| Aim of the task |
Starting at the first line of the data, print each line verbatim up to and including the line bearing "from matplotlib.ticker import MultipleLocator", omitting pictures.

| Data provided |
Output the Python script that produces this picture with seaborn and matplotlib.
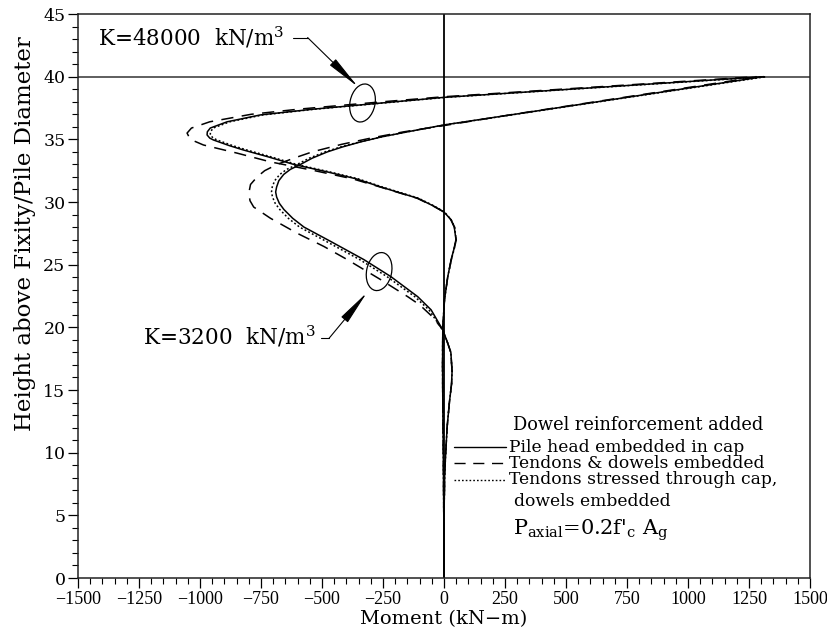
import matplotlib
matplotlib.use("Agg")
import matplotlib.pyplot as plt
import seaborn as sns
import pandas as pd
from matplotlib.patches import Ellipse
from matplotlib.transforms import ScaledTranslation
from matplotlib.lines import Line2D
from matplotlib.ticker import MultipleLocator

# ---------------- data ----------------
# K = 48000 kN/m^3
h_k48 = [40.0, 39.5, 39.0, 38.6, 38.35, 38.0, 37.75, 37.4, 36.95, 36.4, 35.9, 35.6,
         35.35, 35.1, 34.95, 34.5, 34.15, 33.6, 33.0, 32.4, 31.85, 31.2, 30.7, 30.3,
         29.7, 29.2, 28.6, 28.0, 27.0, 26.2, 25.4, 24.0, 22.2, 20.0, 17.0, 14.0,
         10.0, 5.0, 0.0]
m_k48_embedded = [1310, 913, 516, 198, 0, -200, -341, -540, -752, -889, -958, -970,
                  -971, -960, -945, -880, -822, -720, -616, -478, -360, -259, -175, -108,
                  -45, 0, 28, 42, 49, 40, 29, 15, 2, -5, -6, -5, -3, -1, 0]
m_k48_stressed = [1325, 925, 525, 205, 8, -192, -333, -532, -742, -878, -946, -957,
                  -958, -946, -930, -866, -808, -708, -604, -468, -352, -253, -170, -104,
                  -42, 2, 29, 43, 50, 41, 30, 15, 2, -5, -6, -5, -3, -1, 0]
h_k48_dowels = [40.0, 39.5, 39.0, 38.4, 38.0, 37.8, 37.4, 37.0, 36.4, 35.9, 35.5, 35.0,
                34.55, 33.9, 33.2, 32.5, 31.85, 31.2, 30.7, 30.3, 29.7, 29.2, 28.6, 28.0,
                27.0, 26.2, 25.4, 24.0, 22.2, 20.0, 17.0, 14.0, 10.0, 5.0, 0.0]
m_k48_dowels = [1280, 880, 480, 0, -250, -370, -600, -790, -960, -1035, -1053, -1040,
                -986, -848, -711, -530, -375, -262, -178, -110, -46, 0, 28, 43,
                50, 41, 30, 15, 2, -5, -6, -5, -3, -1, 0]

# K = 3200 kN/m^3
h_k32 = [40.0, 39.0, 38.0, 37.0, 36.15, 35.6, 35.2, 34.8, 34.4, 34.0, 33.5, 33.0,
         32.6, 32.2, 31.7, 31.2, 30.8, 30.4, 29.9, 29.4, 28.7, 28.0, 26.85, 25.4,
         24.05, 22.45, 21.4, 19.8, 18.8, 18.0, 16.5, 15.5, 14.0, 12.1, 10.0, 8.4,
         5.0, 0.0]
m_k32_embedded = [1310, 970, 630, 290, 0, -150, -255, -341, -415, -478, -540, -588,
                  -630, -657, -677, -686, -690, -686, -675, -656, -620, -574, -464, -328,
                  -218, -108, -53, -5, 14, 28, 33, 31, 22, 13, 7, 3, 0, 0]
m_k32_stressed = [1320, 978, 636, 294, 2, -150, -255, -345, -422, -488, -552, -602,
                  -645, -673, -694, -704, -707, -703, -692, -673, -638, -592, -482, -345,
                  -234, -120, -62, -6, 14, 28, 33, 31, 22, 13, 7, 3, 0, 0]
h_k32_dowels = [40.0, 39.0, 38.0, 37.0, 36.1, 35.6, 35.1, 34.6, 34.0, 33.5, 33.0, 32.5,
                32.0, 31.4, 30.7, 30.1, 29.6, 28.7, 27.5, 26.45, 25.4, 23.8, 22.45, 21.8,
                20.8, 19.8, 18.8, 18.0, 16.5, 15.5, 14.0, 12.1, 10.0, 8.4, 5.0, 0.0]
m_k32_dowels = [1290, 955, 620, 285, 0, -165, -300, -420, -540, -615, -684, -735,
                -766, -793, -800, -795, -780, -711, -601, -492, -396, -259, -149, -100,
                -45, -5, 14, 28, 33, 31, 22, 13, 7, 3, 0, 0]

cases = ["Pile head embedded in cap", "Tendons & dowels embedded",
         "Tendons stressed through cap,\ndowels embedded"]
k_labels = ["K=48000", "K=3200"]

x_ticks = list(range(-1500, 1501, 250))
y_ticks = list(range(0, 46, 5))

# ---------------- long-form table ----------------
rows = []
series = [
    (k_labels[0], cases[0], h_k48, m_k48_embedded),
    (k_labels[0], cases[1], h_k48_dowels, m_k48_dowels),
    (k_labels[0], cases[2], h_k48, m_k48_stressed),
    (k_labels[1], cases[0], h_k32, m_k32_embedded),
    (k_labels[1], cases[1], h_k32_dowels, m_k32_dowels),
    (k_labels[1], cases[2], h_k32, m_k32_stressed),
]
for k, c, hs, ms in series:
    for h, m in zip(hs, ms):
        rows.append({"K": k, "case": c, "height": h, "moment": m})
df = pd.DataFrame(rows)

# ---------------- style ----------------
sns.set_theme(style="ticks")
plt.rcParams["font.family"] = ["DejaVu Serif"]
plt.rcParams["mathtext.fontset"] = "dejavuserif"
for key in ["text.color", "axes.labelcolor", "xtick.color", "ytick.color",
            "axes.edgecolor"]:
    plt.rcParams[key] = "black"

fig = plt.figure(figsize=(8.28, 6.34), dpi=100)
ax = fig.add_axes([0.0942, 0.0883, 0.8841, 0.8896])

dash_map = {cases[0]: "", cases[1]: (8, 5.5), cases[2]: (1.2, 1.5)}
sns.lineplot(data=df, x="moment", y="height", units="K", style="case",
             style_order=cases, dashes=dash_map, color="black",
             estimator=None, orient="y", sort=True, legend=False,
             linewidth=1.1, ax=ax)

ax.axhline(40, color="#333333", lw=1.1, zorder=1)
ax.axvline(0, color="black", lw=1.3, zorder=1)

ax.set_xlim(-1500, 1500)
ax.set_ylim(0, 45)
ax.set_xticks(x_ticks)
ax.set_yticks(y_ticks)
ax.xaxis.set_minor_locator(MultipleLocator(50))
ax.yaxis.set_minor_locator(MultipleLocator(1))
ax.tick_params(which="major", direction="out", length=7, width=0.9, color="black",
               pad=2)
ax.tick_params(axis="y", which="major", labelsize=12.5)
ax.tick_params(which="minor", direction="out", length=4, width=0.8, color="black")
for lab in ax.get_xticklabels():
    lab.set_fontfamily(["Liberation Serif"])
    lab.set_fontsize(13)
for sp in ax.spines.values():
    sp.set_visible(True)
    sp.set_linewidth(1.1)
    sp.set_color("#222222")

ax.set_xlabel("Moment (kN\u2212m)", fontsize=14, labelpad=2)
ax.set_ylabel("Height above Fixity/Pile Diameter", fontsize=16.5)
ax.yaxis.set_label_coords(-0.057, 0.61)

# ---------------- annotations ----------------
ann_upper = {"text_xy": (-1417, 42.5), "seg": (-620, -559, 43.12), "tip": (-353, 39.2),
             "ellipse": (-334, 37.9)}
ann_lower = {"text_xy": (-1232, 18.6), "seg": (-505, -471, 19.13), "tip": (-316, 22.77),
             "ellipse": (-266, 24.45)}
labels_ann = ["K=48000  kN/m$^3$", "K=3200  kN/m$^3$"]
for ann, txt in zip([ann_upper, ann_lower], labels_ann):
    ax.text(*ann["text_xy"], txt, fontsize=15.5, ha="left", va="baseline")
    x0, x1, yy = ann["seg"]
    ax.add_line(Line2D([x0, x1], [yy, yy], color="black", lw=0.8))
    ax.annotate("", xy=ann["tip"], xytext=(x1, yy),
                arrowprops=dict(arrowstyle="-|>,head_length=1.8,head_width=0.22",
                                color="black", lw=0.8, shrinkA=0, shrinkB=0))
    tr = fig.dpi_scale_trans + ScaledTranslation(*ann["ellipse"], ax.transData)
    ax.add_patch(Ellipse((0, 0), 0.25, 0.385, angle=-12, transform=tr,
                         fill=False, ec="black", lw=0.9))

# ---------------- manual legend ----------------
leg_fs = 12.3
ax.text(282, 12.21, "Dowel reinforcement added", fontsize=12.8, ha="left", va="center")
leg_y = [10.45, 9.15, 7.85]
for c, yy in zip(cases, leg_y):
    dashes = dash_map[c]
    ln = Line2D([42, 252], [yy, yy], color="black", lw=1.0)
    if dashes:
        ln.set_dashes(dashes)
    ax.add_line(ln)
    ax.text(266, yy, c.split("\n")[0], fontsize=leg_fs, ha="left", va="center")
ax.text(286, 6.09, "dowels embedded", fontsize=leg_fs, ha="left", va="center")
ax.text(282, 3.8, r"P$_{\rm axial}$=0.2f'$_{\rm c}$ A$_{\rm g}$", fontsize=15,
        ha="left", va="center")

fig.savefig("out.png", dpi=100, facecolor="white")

| Answer to the problem |
Output the Python script that produces this picture with seaborn and matplotlib.
import matplotlib
matplotlib.use("Agg")
import matplotlib.pyplot as plt
import seaborn as sns
import pandas as pd
from matplotlib.patches import Ellipse
from matplotlib.transforms import ScaledTranslation
from matplotlib.lines import Line2D
from matplotlib.ticker import MultipleLocator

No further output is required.